Manuel Graça Dias tanto se emocionava com uma igreja românica, como com uma construção clandestina, um muro, uma janela desalinhada, uma fachada torta, uma pala à procura de apoio. Falar sobre arquitectura com Manuel Graça Dias era exactamente isso, embarcar numa viagem sobre expressões estéticas, soluções inteligentes, desenhos inventivos. Como qualquer outro criador generoso, Manuel Graça Dias estava sempre à espera do sinal de inteligência do outro, quer fosse estudante, quer fosse cliente, quer fosse arquitecto.
Tem-se escrito muito nestes dias sobre a arquitectura de Manuel Graça Dias, desde a esplêndida aventura pelas terras transmontanas – de que o edifício “Golfinho” (1985) foi a primeira pedra-de-toque –, passando pela loja à Rua do Carmo (hoje destruída) da estilista Ana Salazar, pela síntese pós-modernista que foi o Pavilhão de Sevilha (1992), até ao Teatro Azul (2008), em Almada, o seu principal testemunho arquitectónico. Pouco se tem escrito, contudo, sobre as suas incursões ao mundo proibido da arquitectura informal ou clandestina, que descreveu como lugares da invenção, em programas de televisão nos anos de 1990 ou em rubricas de rádio.

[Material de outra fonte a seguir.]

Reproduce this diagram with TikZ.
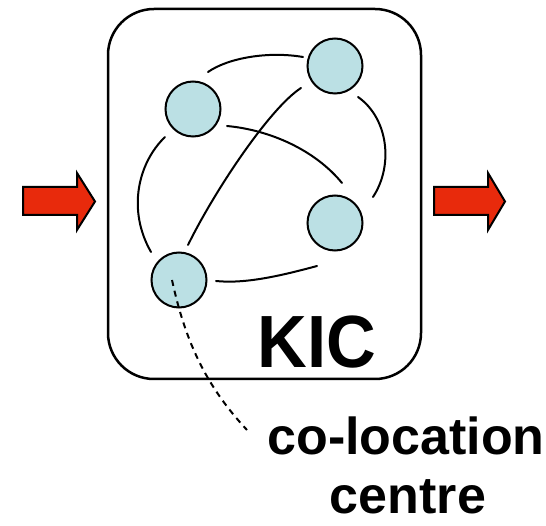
\documentclass[tikz,border=0pt]{standalone}
\usepackage{fontspec}
\setmainfont{Liberation Sans}
\usetikzlibrary{calc}
\definecolor{flowred}{RGB}{232,42,12}
\definecolor{nodeblue}{RGB}{187,224,228}
\tikzset{
  member/.style={circle, draw=black, fill=nodeblue, line width=2pt, minimum size=55pt, inner sep=0pt},
  link/.style={line width=2pt, line cap=round},
  flow/.style={draw=black, fill=flowred, line width=2pt, line join=miter},
  hub/.style={draw=black, line width=2.5pt, rounded corners=46pt, minimum width=313pt, minimum height=370pt, inner sep=0pt},
  label/.style={inner sep=0pt, anchor=base, font=\bfseries}
}
\begin{document}
\begin{tikzpicture}[x=1pt, y=-1pt]
  \useasboundingbox (0,0) rectangle (546,526);

  % flow in and out
  \path[flow] (23,187) -- (77,187) -- (77,173) -- (95,201.5) -- (77,230) -- (77,215) -- (23,215) -- cycle;
  \path[flow] (434,187) -- (488,187) -- (488,173) -- (505,201.5) -- (488,230) -- (488,215) -- (434,215) -- cycle;

  % the centre
  \node[hub] (kic) at (264.5,194) {};

  % members
  \node[member] (tl) at (193,109) {};
  \node[member] (tr) at (335,66) {};
  \node[member] (r)  at (335,223) {};
  \node[member] (bl) at (179,280) {};

  % ties between members
  \draw[link] ($(tl)+(15,-37)$) .. controls (228,58) and (268,51) .. ($(tr)+(-32,-9)$);
  \draw[link] ($(tl)+(34,17)$) .. controls (270,130) and (315,150) .. ($(r)+(7,-40)$);
  \draw[link] ($(tr)+(-34,22)$) .. controls (270,108) and (215,190) .. ($(bl)+(9,-35)$);
  \draw[link] ($(tr)+(23,31)$) .. controls (388,118) and (394,165) .. ($(r)+(38,-26)$);
  \draw[link] ($(tl)+(-28,28)$) .. controls (138,163) and (127,210) .. ($(bl)+(-28,-28)$);
  \draw[link] ($(bl)+(37,1)$) .. controls (245,284) and (280,276) .. ($(r)+(-18,43)$);

  % pointer to the caption
  \coordinate (tag) at (247,430);
  \draw[line width=2pt, dash pattern=on 6pt off 5pt] ($(bl)+(-7,0)$) .. controls (185,340) and (205,385) .. (tag);

  % texts
  \node[label] (kictext) at (317,368) {\scalebox{0.93}[1]{\fontsize{74}{74}\selectfont KIC}};
  \node[label] (colo) at (406,454) {\fontsize{52}{52}\selectfont co-location};
  \node[label] (centre) at (408,513) {\fontsize{52}{52}\selectfont centre};
\end{tikzpicture}
\end{document}
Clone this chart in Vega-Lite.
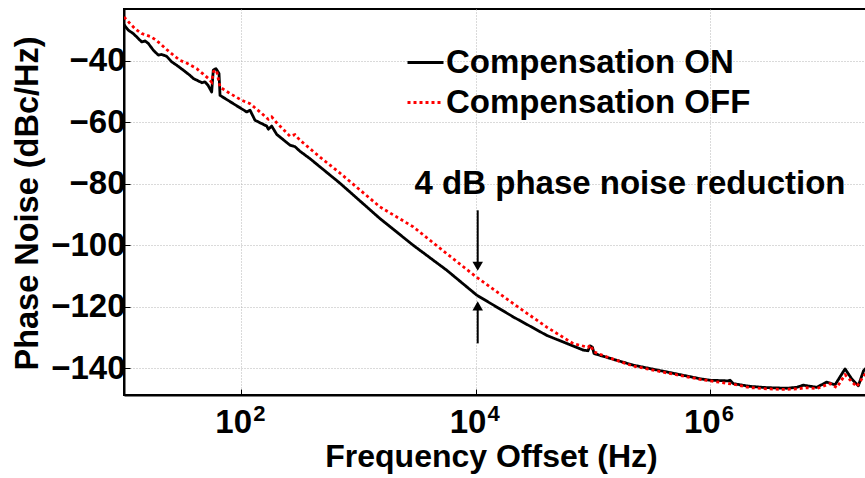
{
  "$schema": "https://vega.github.io/schema/vega-lite/v6.json",
  "width": 742,
  "height": 386,
  "autosize": {"type": "none"},
  "padding": {"left": 124, "top": 9, "right": 0, "bottom": 83},
  "background": "white",
  "config": {
    "view": {"stroke": "black", "strokeWidth": 2},
    "font": "Liberation Sans"
  },
  "datasets": {
    "curves": [
      {"f": 10, "pn": -28.2, "series": "Compensation ON"},
      {"f": 10.88, "pn": -30.0, "series": "Compensation ON"},
      {"f": 12.0, "pn": -31.1, "series": "Compensation ON"},
      {"f": 13.24, "pn": -32.7, "series": "Compensation ON"},
      {"f": 14.16, "pn": -33.8, "series": "Compensation ON"},
      {"f": 15.11, "pn": -33.5, "series": "Compensation ON"},
      {"f": 16.12, "pn": -34.3, "series": "Compensation ON"},
      {"f": 17.79, "pn": -36.5, "series": "Compensation ON"},
      {"f": 19.62, "pn": -38.1, "series": "Compensation ON"},
      {"f": 20.98, "pn": -37.9, "series": "Compensation ON"},
      {"f": 23.14, "pn": -38.5, "series": "Compensation ON"},
      {"f": 25.53, "pn": -40.3, "series": "Compensation ON"},
      {"f": 28.18, "pn": -41.4, "series": "Compensation ON"},
      {"f": 32.07, "pn": -43.0, "series": "Compensation ON"},
      {"f": 36.59, "pn": -44.7, "series": "Compensation ON"},
      {"f": 39.04, "pn": -45.7, "series": "Compensation ON"},
      {"f": 46.3, "pn": -47.1, "series": "Compensation ON"},
      {"f": 49.1, "pn": -46.8, "series": "Compensation ON"},
      {"f": 52.1, "pn": -47.9, "series": "Compensation ON"},
      {"f": 56.0, "pn": -50.1, "series": "Compensation ON"},
      {"f": 57.8, "pn": -43.0, "series": "Compensation ON"},
      {"f": 61.0, "pn": -42.5, "series": "Compensation ON"},
      {"f": 64.7, "pn": -44.1, "series": "Compensation ON"},
      {"f": 66.0, "pn": -51.2, "series": "Compensation ON"},
      {"f": 85.7, "pn": -53.9, "series": "Compensation ON"},
      {"f": 111.5, "pn": -56.6, "series": "Compensation ON"},
      {"f": 119.0, "pn": -56.0, "series": "Compensation ON"},
      {"f": 131.2, "pn": -59.3, "series": "Compensation ON"},
      {"f": 165.2, "pn": -61.2, "series": "Compensation ON"},
      {"f": 170.5, "pn": -62.2, "series": "Compensation ON"},
      {"f": 182.2, "pn": -61.2, "series": "Compensation ON"},
      {"f": 201.0, "pn": -63.9, "series": "Compensation ON"},
      {"f": 261.1, "pn": -67.4, "series": "Compensation ON"},
      {"f": 288.0, "pn": -67.9, "series": "Compensation ON"},
      {"f": 317.8, "pn": -69.4, "series": "Compensation ON"},
      {"f": 386.7, "pn": -71.8, "series": "Compensation ON"},
      {"f": 697.5, "pn": -79.8, "series": "Compensation ON"},
      {"f": 1530, "pn": -91.3, "series": "Compensation ON"},
      {"f": 2945, "pn": -100.0, "series": "Compensation ON"},
      {"f": 5677, "pn": -108.1, "series": "Compensation ON"},
      {"f": 10240, "pn": -116.2, "series": "Compensation ON"},
      {"f": 21010, "pn": -123.3, "series": "Compensation ON"},
      {"f": 40520, "pn": -129.3, "series": "Compensation ON"},
      {"f": 83180, "pn": -134.1, "series": "Compensation ON"},
      {"f": 91220, "pn": -134.3, "series": "Compensation ON"},
      {"f": 94890, "pn": -132.7, "series": "Compensation ON"},
      {"f": 99660, "pn": -133.2, "series": "Compensation ON"},
      {"f": 102600, "pn": -135.2, "series": "Compensation ON"},
      {"f": 115500, "pn": -135.8, "series": "Compensation ON"},
      {"f": 222200, "pn": -139.0, "series": "Compensation ON"},
      {"f": 428300, "pn": -141.2, "series": "Compensation ON"},
      {"f": 824100, "pn": -143.4, "series": "Compensation ON"},
      {"f": 1003000, "pn": -143.9, "series": "Compensation ON"},
      {"f": 1438000, "pn": -144.1, "series": "Compensation ON"},
      {"f": 1486000, "pn": -143.9, "series": "Compensation ON"},
      {"f": 1586000, "pn": -145.0, "series": "Compensation ON"},
      {"f": 2201000, "pn": -145.9, "series": "Compensation ON"},
      {"f": 3058000, "pn": -146.3, "series": "Compensation ON"},
      {"f": 4529000, "pn": -146.5, "series": "Compensation ON"},
      {"f": 5511000, "pn": -146.2, "series": "Compensation ON"},
      {"f": 6277000, "pn": -145.5, "series": "Compensation ON"},
      {"f": 8166000, "pn": -146.2, "series": "Compensation ON"},
      {"f": 9940000, "pn": -144.5, "series": "Compensation ON"},
      {"f": 11700000, "pn": -145.4, "series": "Compensation ON"},
      {"f": 14240000, "pn": -140.2, "series": "Compensation ON"},
      {"f": 16340000, "pn": -143.6, "series": "Compensation ON"},
      {"f": 18500000, "pn": -145.7, "series": "Compensation ON"},
      {"f": 20490000, "pn": -140.8, "series": "Compensation ON"},
      {"f": 21500000, "pn": -140.0, "series": "Compensation ON"},
      {"f": 10, "pn": -25.7, "series": "Compensation OFF"},
      {"f": 11.25, "pn": -27.8, "series": "Compensation OFF"},
      {"f": 12.41, "pn": -29.5, "series": "Compensation OFF"},
      {"f": 14.16, "pn": -31.1, "series": "Compensation OFF"},
      {"f": 16.67, "pn": -32.0, "series": "Compensation OFF"},
      {"f": 18.39, "pn": -33.0, "series": "Compensation OFF"},
      {"f": 20.29, "pn": -34.3, "series": "Compensation OFF"},
      {"f": 23.14, "pn": -36.3, "series": "Compensation OFF"},
      {"f": 26.35, "pn": -38.1, "series": "Compensation OFF"},
      {"f": 30.06, "pn": -39.8, "series": "Compensation OFF"},
      {"f": 34.29, "pn": -40.7, "series": "Compensation OFF"},
      {"f": 41.74, "pn": -42.5, "series": "Compensation OFF"},
      {"f": 47.53, "pn": -44.3, "series": "Compensation OFF"},
      {"f": 52.1, "pn": -45.6, "series": "Compensation OFF"},
      {"f": 56.0, "pn": -46.9, "series": "Compensation OFF"},
      {"f": 58.1, "pn": -43.4, "series": "Compensation OFF"},
      {"f": 61.6, "pn": -43.0, "series": "Compensation OFF"},
      {"f": 66.0, "pn": -48.5, "series": "Compensation OFF"},
      {"f": 80.3, "pn": -50.6, "series": "Compensation OFF"},
      {"f": 101.0, "pn": -52.8, "series": "Compensation OFF"},
      {"f": 119.0, "pn": -53.9, "series": "Compensation OFF"},
      {"f": 144.8, "pn": -56.6, "series": "Compensation OFF"},
      {"f": 170.5, "pn": -59.0, "series": "Compensation OFF"},
      {"f": 182.2, "pn": -58.2, "series": "Compensation OFF"},
      {"f": 201.0, "pn": -60.1, "series": "Compensation OFF"},
      {"f": 261.1, "pn": -64.5, "series": "Compensation OFF"},
      {"f": 288.0, "pn": -64.0, "series": "Compensation OFF"},
      {"f": 317.8, "pn": -65.8, "series": "Compensation OFF"},
      {"f": 470.8, "pn": -71.3, "series": "Compensation OFF"},
      {"f": 697.5, "pn": -76.5, "series": "Compensation OFF"},
      {"f": 1530, "pn": -87.5, "series": "Compensation OFF"},
      {"f": 2945, "pn": -94.0, "series": "Compensation OFF"},
      {"f": 5677, "pn": -102.7, "series": "Compensation OFF"},
      {"f": 10240, "pn": -110.4, "series": "Compensation OFF"},
      {"f": 21010, "pn": -119.0, "series": "Compensation OFF"},
      {"f": 40520, "pn": -126.6, "series": "Compensation OFF"},
      {"f": 68330, "pn": -132.0, "series": "Compensation OFF"},
      {"f": 77960, "pn": -132.5, "series": "Compensation OFF"},
      {"f": 91220, "pn": -133.2, "series": "Compensation OFF"},
      {"f": 95820, "pn": -132.4, "series": "Compensation OFF"},
      {"f": 101600, "pn": -134.6, "series": "Compensation OFF"},
      {"f": 131700, "pn": -136.3, "series": "Compensation OFF"},
      {"f": 222200, "pn": -139.3, "series": "Compensation OFF"},
      {"f": 428300, "pn": -141.5, "series": "Compensation OFF"},
      {"f": 824100, "pn": -143.6, "series": "Compensation OFF"},
      {"f": 1003000, "pn": -144.1, "series": "Compensation OFF"},
      {"f": 1586000, "pn": -145.2, "series": "Compensation OFF"},
      {"f": 2201000, "pn": -146.3, "series": "Compensation OFF"},
      {"f": 3058000, "pn": -146.7, "series": "Compensation OFF"},
      {"f": 4236000, "pn": -146.9, "series": "Compensation OFF"},
      {"f": 5511000, "pn": -146.7, "series": "Compensation OFF"},
      {"f": 6708000, "pn": -146.3, "series": "Compensation OFF"},
      {"f": 8166000, "pn": -146.6, "series": "Compensation OFF"},
      {"f": 10610000, "pn": -145.0, "series": "Compensation OFF"},
      {"f": 12100000, "pn": -146.3, "series": "Compensation OFF"},
      {"f": 14240000, "pn": -142.1, "series": "Compensation OFF"},
      {"f": 17920000, "pn": -146.0, "series": "Compensation OFF"},
      {"f": 20690000, "pn": -142.3, "series": "Compensation OFF"},
      {"f": 21500000, "pn": -141.8, "series": "Compensation OFF"}
    ],
    "arrows": [
      {"f": 10440, "pn": -88.6, "pn2": -106.5, "shape": "triangle-down", "head": -106.8},
      {"f": 10440, "pn": -131.9, "pn2": -120.0, "shape": "triangle-up", "head": -119.7}
    ],
    "notes": [
      {"f": 208300, "pn": -83.2, "label": "4 dB phase noise reduction"}
    ],
    "exponents": [
      {"f": 100, "pn": -148.7, "label": "2"},
      {"f": 10000, "pn": -148.7, "label": "4"},
      {"f": 1000000, "pn": -148.7, "label": "6"}
    ]
  },
  "layer": [
    {
      "data": {"name": "curves"},
      "transform": [{"filter": "datum.series == 'Compensation ON'"}],
      "mark": {"type": "line", "strokeWidth": 2.8, "clip": true, "strokeJoin": "round"},
      "encoding": {
        "x": {
          "field": "f", "type": "quantitative",
          "scale": {"type": "log", "domain": [10, 21500000], "nice": false},
          "axis": {
            "values": [100, 10000, 1000000],
            "labelExpr": "'10'",
            "labelFont": "Liberation Sans", "labelFontWeight": "bold", "labelFontSize": 33, "labelColor": "black",
            "labelBaseline": "alphabetic", "labelPadding": 43, "labelFlush": false, "labelOverlap": false,
            "labelOffset": -8,
            "tickSize": -6, "tickColor": "black", "tickWidth": 1,
            "domainColor": "black", "domainWidth": 2,
            "grid": true, "gridColor": "#b4b4b4", "gridDash": [1, 2], "gridWidth": 1,
            "title": "Frequency Offset (Hz)",
            "titleFont": "Liberation Sans", "titleFontWeight": "bold", "titleFontSize": 32, "titleColor": "black",
            "titleBaseline": "alphabetic", "titleY": 71, "titleX": 367
          }
        },
        "y": {
          "field": "pn", "type": "quantitative",
          "scale": {"domain": [-148.7, -23.1], "nice": false, "zero": false},
          "axis": {
            "values": [-140, -120, -100, -80, -60, -40],
            "labelFont": "Liberation Sans", "labelFontWeight": "bold", "labelFontSize": 33, "labelColor": "black",
            "labelPadding": 5,
            "tickSize": -6, "tickColor": "black", "tickWidth": 1,
            "domainColor": "black", "domainWidth": 2,
            "grid": true, "gridColor": "#b4b4b4", "gridDash": [1, 2], "gridWidth": 1,
            "title": "Phase Noise (dBc/Hz)",
            "titleFont": "Liberation Sans", "titleFontWeight": "bold", "titleFontSize": 32.5, "titleColor": "black",
            "titleAngle": -90, "titleAlign": "center", "titleBaseline": "alphabetic",
            "titleX": -87, "titleY": 194
          }
        },
        "color": {
          "field": "series", "type": "nominal",
          "scale": {"domain": ["Compensation ON", "Compensation OFF"], "range": ["#000000", "#ff0000"]},
          "legend": {
            "orient": "none", "legendX": 282, "legendY": 34, "title": null,
            "labelFont": "Liberation Sans", "labelFontWeight": "bold", "labelFontSize": 33, "labelColor": "black",
            "symbolType": "stroke", "symbolSize": 1296, "symbolStrokeWidth": 2.8,
            "labelOffset": 1, "rowPadding": 3, "padding": 0, "labelLimit": 0
          }
        },
        "strokeDash": {
          "field": "series", "type": "nominal",
          "scale": {"domain": ["Compensation ON", "Compensation OFF"], "range": [[1, 0], [3, 3]]},
          "legend": {
            "orient": "none", "legendX": 282, "legendY": 34, "title": null,
            "labelFont": "Liberation Sans", "labelFontWeight": "bold", "labelFontSize": 33, "labelColor": "black",
            "symbolType": "stroke", "symbolSize": 1296, "symbolStrokeWidth": 2.8,
            "labelOffset": 1, "rowPadding": 3, "padding": 0, "labelLimit": 0
          }
        }
      }
    },
    {
      "data": {"name": "curves"},
      "transform": [{"filter": "datum.series == 'Compensation OFF'"}],
      "mark": {"type": "line", "strokeWidth": 2.8, "clip": true},
      "encoding": {
        "x": {"field": "f", "type": "quantitative"},
        "y": {"field": "pn", "type": "quantitative"},
        "color": {"field": "series", "type": "nominal"},
        "strokeDash": {"field": "series", "type": "nominal"}
      }
    },
    {
      "data": {"name": "arrows"},
      "mark": {"type": "rule", "color": "black", "strokeWidth": 2},
      "encoding": {
        "x": {"field": "f", "type": "quantitative"},
        "y": {"field": "pn", "type": "quantitative"},
        "y2": {"field": "pn2"}
      }
    },
    {
      "data": {"name": "arrows"},
      "mark": {"type": "point", "filled": true, "color": "black", "opacity": 1, "size": 110},
      "encoding": {
        "x": {"field": "f", "type": "quantitative"},
        "y": {"field": "head", "type": "quantitative"},
        "shape": {"field": "shape", "type": "nominal", "scale": null, "legend": null}
      }
    },
    {
      "data": {"name": "notes"},
      "mark": {"type": "text", "font": "Liberation Sans", "fontWeight": "bold", "fontSize": 33, "color": "black", "align": "center", "baseline": "alphabetic"},
      "encoding": {
        "x": {"field": "f", "type": "quantitative"},
        "y": {"field": "pn", "type": "quantitative"},
        "text": {"field": "label"}
      }
    },
    {
      "data": {"name": "exponents"},
      "mark": {"type": "text", "font": "Liberation Sans", "fontWeight": "bold", "fontSize": 22, "color": "black", "align": "left", "baseline": "alphabetic", "dx": 12, "dy": 26, "clip": false},
      "encoding": {
        "x": {"field": "f", "type": "quantitative"},
        "y": {"field": "pn", "type": "quantitative"},
        "text": {"field": "label"}
      }
    }
  ]
}
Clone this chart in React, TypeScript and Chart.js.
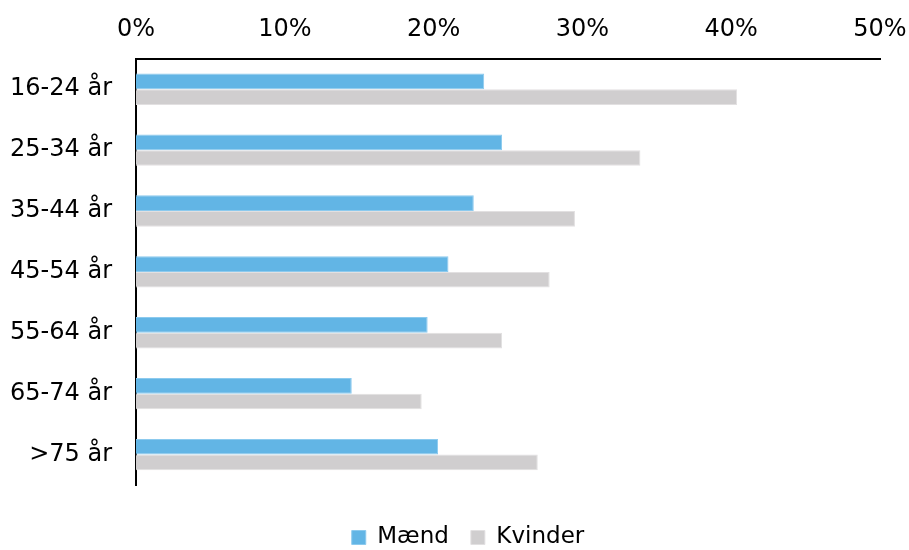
import React, { useEffect, useRef } from "react";
import { Chart, registerables } from "chart.js";

Chart.register(...registerables);

const categories = ["16-24 år", "25-34 år", "35-44 år", "45-54 år", "55-64 år", "65-74 år", ">75 år"];
const maend = [23.4, 24.6, 22.7, 21.0, 19.6, 14.5, 20.3];
const kvinder = [40.4, 33.9, 29.5, 27.8, 24.6, 19.2, 27.0];
const seriesNames = ["Mænd", "Kvinder"];

export default function App() {
  const ref = useRef<HTMLCanvasElement | null>(null);
  useEffect(() => {
    if (!ref.current) return;
    const font = "'DejaVu Sans', Verdana, sans-serif";
    const chart = new Chart(ref.current, {
      type: "bar",
      data: {
        labels: categories,
        datasets: [
          {
            label: seriesNames[0],
            data: maend,
            backgroundColor: "#62B5E5",
            borderColor: "#8ccaee",
            borderWidth: 1,
            categoryPercentage: 0.515,
            barPercentage: 1,
          },
          {
            label: seriesNames[1],
            data: kvinder,
            backgroundColor: "#D0CECF",
            borderColor: "#e2e0e1",
            borderWidth: 1,
            categoryPercentage: 0.515,
            barPercentage: 1,
          },
        ],
      },
      options: {
        indexAxis: "y",
        animation: false,
        responsive: false,
        maintainAspectRatio: false,
        layout: { padding: { top: 0, right: -19, left: 8, bottom: -9 } },
        plugins: {
          tooltip: { enabled: false },
          legend: {
            position: "bottom",
            title: { display: true, text: "", font: { size: 1, lineHeight: 1 }, padding: { top: 0, bottom: 18 } },
            labels: {
              font: { family: font, size: 23 },
              color: "#000",
              boxWidth: 14,
              boxHeight: 14,
              padding: 22,
            },
          },
        },
        scales: {
          x: {
            position: "top",
            min: 0,
            max: 50,
            grid: { display: false, drawTicks: false },
            border: { display: true, color: "#000", width: 2 },
            ticks: {
              stepSize: 10,
              padding: 15,
              color: "#000",
              font: { family: font, size: 24 },
              callback: (v: any) => v + "%",
            },
            afterFit: (s: any) => {
              s.paddingRight = 29;
            },
          },
          y: {
            grid: { display: false, drawTicks: false },
            border: { display: true, color: "#000", width: 2 },
            ticks: {
              padding: 24,
              color: "#000",
              font: { family: font, size: 24 },
            },
            afterFit: (s: any) => {
              s.width = 128;
            },
          },
        },
      },
    });
    return () => chart.destroy();
  }, []);
  return (
    <div style={{ position: "fixed", left: 0, top: 0, width: 909, height: 550, background: "#fff" }}>
      <canvas ref={ref} width={909} height={550} style={{ width: 909, height: 550 }} />
    </div>
  );
}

A recuperação da arquitectura de emigrante seria interpretada por Graça Dias como um valor provável numa paisagem granítica e demasiado imóvel (uma metáfora do próprio país). Mais recentemente, têm existido rumores de que as ideias de Manuel Graça Dias sobreviviam mal. Parece-me hoje evidente – um dia após a sua morte – que as expressões arquitectónicas apoiadas em visões culturalistas, como a que cultivava, estão em processo regressivo. As gerações contemporâneas regressaram à arquitectura como um meio de activismo primário que convive mal com imaginários forjados em ambientes ligados às disciplinas das humanidades. Manuel Graça Dias jamais seria condescendente com as novas reivindicações que trouxeram novos modos de intransigência e a superficialidade dos discursos. Para si, a liberdade do indivíduo nas suas diversas manifestações – inclusive a arquitectónica – era um bem demasiado precioso. O lugar da sua arquitectura na cultura contemporânea coloca-se exactamente aí – na dimensão e exercício da liberdade também como forma de erudição.